Not really necessary for the cruise autopilot 10 ^ -3 demand, but for instance the auto land system must be 1000 times more reliable: it is only functional during landing, but the probability of function loss causing a catastrophe during landing can be quite high due to proximity of the ground and very short reaction times. That is why the CAT III auto land systems are up to triple redundant – the complete system is duplicated three times – if we only need one functional system and we have three, the functionality failure rate is f(sys)^3 (au cube). Each individual system can then have a failure rate of 10^-2 per flight hour.

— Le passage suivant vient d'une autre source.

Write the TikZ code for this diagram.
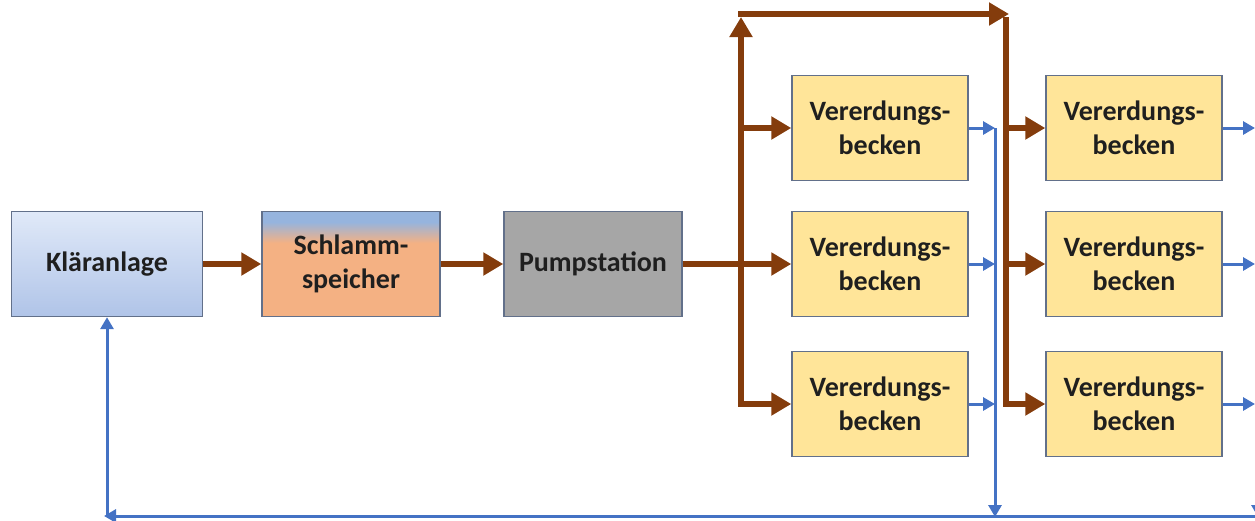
\documentclass[tikz,border=0pt]{standalone}
\usepackage{fontspec}
\setmainfont{Carlito}
\usepackage{tikz}
\usetikzlibrary{positioning,shapes,arrows.meta,calc}

\definecolor{brownflow}{RGB}{132,60,12}
\definecolor{blueret}{RGB}{68,114,196}
\definecolor{boxline}{RGB}{98,112,138}
\definecolor{beckenfill}{RGB}{255,229,153}
\definecolor{pumpfill}{RGB}{166,166,166}
\definecolor{orangefill}{RGB}{244,177,131}
\definecolor{bluetop}{RGB}{150,180,222}
\definecolor{klaertop}{RGB}{224,233,248}
\definecolor{klaerbottom}{RGB}{176,196,232}

\pgfdeclareverticalshading{schlamm}{100bp}{color(0bp)=(orangefill); color(60bp)=(orangefill);
  color(70bp)=(bluetop); color(100bp)=(bluetop)}

\begin{document}
\begin{tikzpicture}[x=1pt,y=-1pt]
          %% Schlammvererdung

          \useasboundingbox (0,0) rectangle (1255,520);
          \tikzstyle{every node}=[font=\bfseries\fontsize{28}{34}\selectfont, text=black!88, align=center]
          \tikzstyle{box}=[draw=boxline, line width=1.4pt, inner sep=0pt,
            minimum width=178pt, minimum height=105pt]
          \tikzstyle{flow}=[draw=brownflow, line width=6pt,
            -{Triangle[width=22pt,length=20pt]}]
          \tikzstyle{ret}=[draw=blueret, line width=3pt,
            -{Triangle[width=13pt,length=12pt]}]

          % Anlage
          \node[box, minimum width=191pt, top color=klaertop,
            bottom color=klaerbottom] (KA) at (107,264) {Kläranlage};
          \node[box, shading=schlamm] (SP) at (351,264) {Schlamm-\\speicher};
          \node[box, fill=pumpfill] (PS) at (593,264) {Pumpstation};

          % Becken
          \foreach \row/\y in {1/128,2/264,3/404} {
            \node[box, minimum width=176pt, fill=beckenfill] (VA\row) at (880,\y) {Vererdungs-\\becken};
            \node[box, minimum width=176pt, fill=beckenfill] (VB\row) at (1134,\y) {Vererdungs-\\becken};
          }

          \coordinate (J1) at (741,14);
          \coordinate (J2) at (1006,14);
          \coordinate (R1) at (995,516);
          \coordinate (R2) at (1258,516);
          \coordinate (R3) at (107,516);

          % Schlamm
          \draw[flow] (KA) -- (SP);
          \draw[flow] (SP) -- (PS);
          \draw[flow] (PS) -- (VA2);
          \draw[flow, {Triangle[width=22pt,length=20pt]}-{Triangle[width=22pt,length=20pt]}]
            ([yshift=-3pt]J1) |- (VA3);
          \draw[flow] (J1 |- VA1) -- (VA1);
          \draw[flow] ([xshift=-3pt]J1) -- ([xshift=3pt]J2);
          \draw[flow] ([yshift=-3pt]J2) |- (VB3);
          \foreach \row in {1,2} {
            \draw[flow] (J2 |- VB\row) -- (VB\row);
          }

          % Rueckfuehrung
          \foreach \row in {1,2,3} {
            \draw[ret] (VA\row) -- (VA\row -| R1);
            \draw[ret] (VB\row) -- ([xshift=-3pt]VB\row -| R2);
          }
          \draw[ret] (VA1 -| R1) -- ([yshift=-1pt]R1);
          \draw[ret] (VB1 -| R2) -- ([yshift=-1pt]R2);
          \draw[ret] (R2) -- ([xshift=-3pt]R3);
          \draw[ret] ([yshift=1.5pt]R3) -- (KA);
        \end{tikzpicture}
\end{document}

To put these numbers into perspective: the average B777 now flies 12 hours per day, that is 4,380 hours per year. It would have to fly for 228,000 years in order to experience a catastrophic failure with a chance of 1 per 10^-9 flying hours.
Au total, il y a dû y avoir deux trous dans la raquette : l’un est dû à la recherche du profit, raccourcir les temps, internaliser les revues critiques et les audits et donc les certifications elles-mêmes, mais cela en soi n’aurait pas suffi à mon avis tant les réflexes sur la redondance sont bien établis dans ce monde là. Sans doute est-il significatif qu’il n’y ait pas eu de réaction suffisante suite au crash Lion Air en novembre. Cela milite pour l’ajout d’un autre trou dans la raquette, plus « cognitif ». La modification très à la hausse de la marge de correction du système MCAS (de 0,6° à 2,5° d’angle de l’aileron arrière) est intervenue lors des essais en vol et après la certification, ainsi que d’autres paramètres déplacés dans le même sens.
Les pilotes d’essai savaient-il que la chaine MCAS reposait sur un seul capteur d’incidence ?
Avait-on un simulateur de panne (du genre un avion au sol dont les capteurs sont « filoutés » pour faire croire qu’il vole) pour sonder les effets réels et valider les fiches de risque ? Là encore, l’analogie avec la finance est révélatrice de la mauvaise conception des stress tests dès lors qu’ils sont conçus en se tenant à distance des vrais effets, de la vraie volatilité etc. En bref, Boeing semble avoir réussi avec le 737Max le premier avion à système de vol ‘subprime’.